A Dark and Stormy Night

It's pouring rain outside today. The skies are dark and gloomy... there's a definite chill in the air.

I'm sitting in a familiar foreign place, surrounded by what I don't know, and what I dream about everyday.

Half the time I don't even make sense to myself, let alone anyone else.

Today I am broken. Small pieces. Fragments of what I normally am.

It sounds bad, right? Surprisingly, it's not.

Sometimes I find it the best place to be. It's the place where you reflect, where the thought process takes on a life of its own. Where the words transform on the page... they become more than just words. They hold a deeper meaning.

So what should you do? Use it to your advantage!

Take that dark mood and those swirling emotions and write. Sure, it's the opposite of happy, but it's still beneficial. Just in a different way.

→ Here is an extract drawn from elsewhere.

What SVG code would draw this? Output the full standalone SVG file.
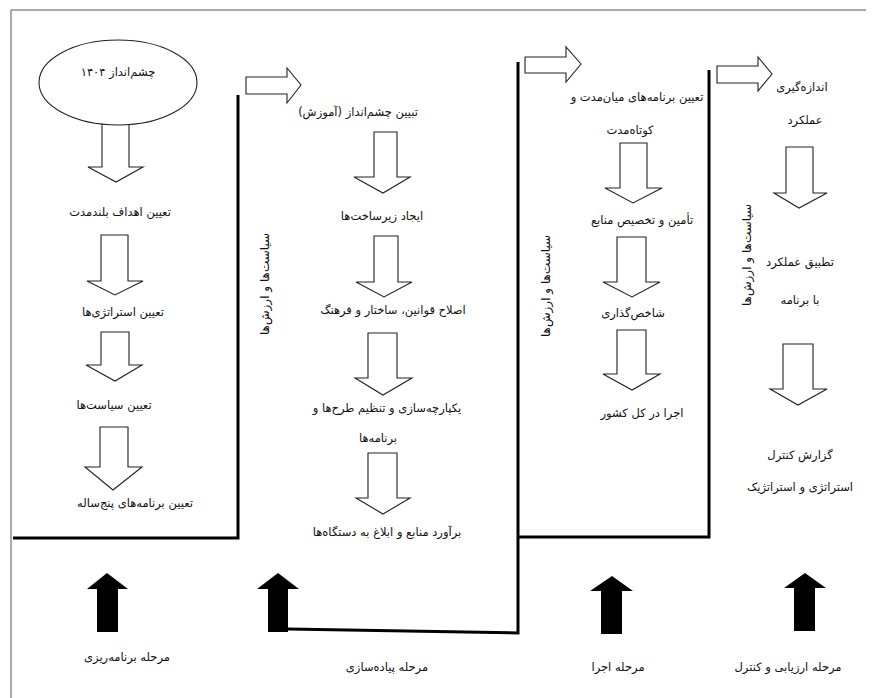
<svg xmlns="http://www.w3.org/2000/svg" width="875" height="698" viewBox="0 0 875 698">
<style>
text{font-family:"DejaVu Sans","Noto Sans",sans-serif;font-size:11.5px;fill:#111;text-anchor:middle;direction:rtl;unicode-bidi:embed}
.ha{fill:#fff;stroke:#222;stroke-width:1.1}
.ba{fill:#000;stroke:none}
.wall{fill:none;stroke:#000;stroke-width:3}
.frame{fill:none;stroke:#555;stroke-width:1}
.vt{font-size:12px}
</style>
<rect width="875" height="698" fill="#fff"/>
<path class="frame" d="M11,698 L11,10 L866,10"/>
<g id="connectors">
<path class="wall" d="M13,538 L238,538 L238,95"/>
<path class="wall" d="M288,629 L518,633 L518,62"/>
<path class="wall" d="M518,537 L709,537 L709,70"/>
<polygon class="ha" points="246,77 287,77 287,68 301,85 287,103 287,94 246,94"/>
<polygon class="ha" points="525,57 566,57 566,47 581,64 566,82 566,73 525,73"/>
<polygon class="ha" points="717,66 758,66 758,57 772,74 758,91 758,83 717,83"/>
<polygon class="ha" points="102,121 129,121 129,167 143,167 116,182 88,167 102,167"/>
<polygon class="ha" points="101,235 128,235 128,281 143,281 115,295 87,281 101,281"/>
<polygon class="ha" points="101,332 129,332 129,365 142,365 115,381 86,365 101,365"/>
<polygon class="ha" points="100,427 128,427 128,467 142,467 113,490 85,467 100,467"/>
<polygon class="ha" points="374,132 397,132 397,177 410,177 383,193 354,177 374,177"/>
<polygon class="ha" points="374,236 398,236 398,282 412,282 384,297 356,282 374,282"/>
<polygon class="ha" points="368,333 397,333 397,378 412,378 383,395 355,378 368,378"/>
<polygon class="ha" points="368,453 397,453 397,498 410,498 383,514 356,498 368,498"/>
<polygon class="ha" points="620,143 647,143 647,188 662,188 633,203 605,188 620,188"/>
<polygon class="ha" points="617,237 646,237 646,282 660,282 632,297 603,282 617,282"/>
<polygon class="ha" points="617,330 646,330 646,374 660,374 632,390 603,374 617,374"/>
<polygon class="ha" points="786,147 813,147 813,193 827,193 799,208 774,193 786,193"/>
<polygon class="ha" points="783,344 813,344 813,389 827,389 798,405 770,389 783,389"/>
<polygon class="ba" points="97,632 97,589 87,589 107,573 128,589 118,589 118,632"/>
<polygon class="ba" points="268,632 268,589 257,589 278,573 299,589 288,589 288,632"/>
<polygon class="ba" points="601,634 601,591 590,591 612,576 633,591 622,591 622,634"/>
<polygon class="ba" points="794,631 794,588 784,588 805,573 826,588 815,588 815,631"/>
</g>
<g id="vision">
<ellipse cx="118" cy="82.5" rx="79" ry="42.5" fill="#fff" stroke="#222" stroke-width="1.1"/>
<text x="118" y="76">چشم&#x200C;انداز ۱۴۰۴</text>
</g>
<g id="plan-goals"><text x="120" y="216">تعیین اهداف بلندمدت</text></g>
<g id="plan-strategies"><text x="123" y="316">تعیین استراتژی&#x200C;ها</text></g>
<g id="plan-policies"><text x="114" y="409">تعیین سیاست&#x200C;ها</text></g>
<g id="plan-programs"><text x="135" y="507">تعیین برنامه&#x200C;های پنج&#x200C;ساله</text></g>
<g id="impl-vision"><text x="358" y="116">تبیین چشم&#x200C;انداز (آموزش)</text></g>
<g id="impl-infra"><text x="382" y="220">ایجاد زیرساخت&#x200C;ها</text></g>
<g id="impl-reform"><text x="393" y="314">اصلاح قوانین، ساختار و فرهنگ</text></g>
<g id="impl-integrate"><text x="387" y="412">یکپارچه&#x200C;سازی و تنظیم طرح&#x200C;ها و</text><text x="378" y="442">برنامه&#x200C;ها</text></g>
<g id="impl-resources"><text x="387" y="536">برآورد منابع و ابلاغ به دستگاه&#x200C;ها</text></g>
<g id="impl-values"><text class="vt" transform="translate(269,284) rotate(-90)">سیاست&#x200C;ها و ارزش&#x200C;ها</text></g>
<g id="exec-programs"><text x="637" y="101">تعیین برنامه&#x200C;های میان&#x200C;مدت و</text><text x="630" y="134">کوتاه&#x200C;مدت</text></g>
<g id="exec-resources"><text x="642" y="224">تأمین و تخصیص منابع</text></g>
<g id="exec-indicators"><text x="633" y="317">شاخص&#x200C;گذاری</text></g>
<g id="exec-run"><text x="642" y="417">اجرا در کل کشور</text></g>
<g id="exec-values"><text class="vt" transform="translate(550,286) rotate(-90)">سیاست&#x200C;ها و ارزش&#x200C;ها</text></g>
<g id="eval-measure"><text x="802" y="91">اندازه&#x200C;گیری</text><text x="805" y="124">عملکرد</text></g>
<g id="eval-match"><text x="800" y="266">تطبیق عملکرد</text><text x="800" y="304">با برنامه</text></g>
<g id="eval-report"><text x="800" y="459">گزارش کنترل</text><text x="800" y="491">استراتژی و استراتژیک</text></g>
<g id="eval-values"><text class="vt" transform="translate(751,255) rotate(-90)">سیاست&#x200C;ها و ارزش&#x200C;ها</text></g>
<g id="phase-plan"><text x="127" y="661">مرحله برنامه&#x200C;ریزی</text></g>
<g id="phase-impl"><text x="387" y="671">مرحله پیاده&#x200C;سازی</text></g>
<g id="phase-exec"><text x="618" y="671">مرحله اجرا</text></g>
<g id="phase-eval"><text x="788" y="671">مرحله ارزیابی و کنترل</text></g>
</svg>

I do some of my best writing in this place. Maybe it's where I do most of my soul searching.

This is also the best place to write those particularly difficult scenes--you know the ones, right? The ones that tear at your heart, and stump your fingers. The ones you have to erase and re-do over and over. The ones that are so hard to get right because they need to be conveyed just so.

Sometimes all it takes is a dark and stormy night...

What about you guys? Does the mood you're in affect your ability to write? Do you find it easier to write gloomier or difficult scenes when you're also in a likewise mood?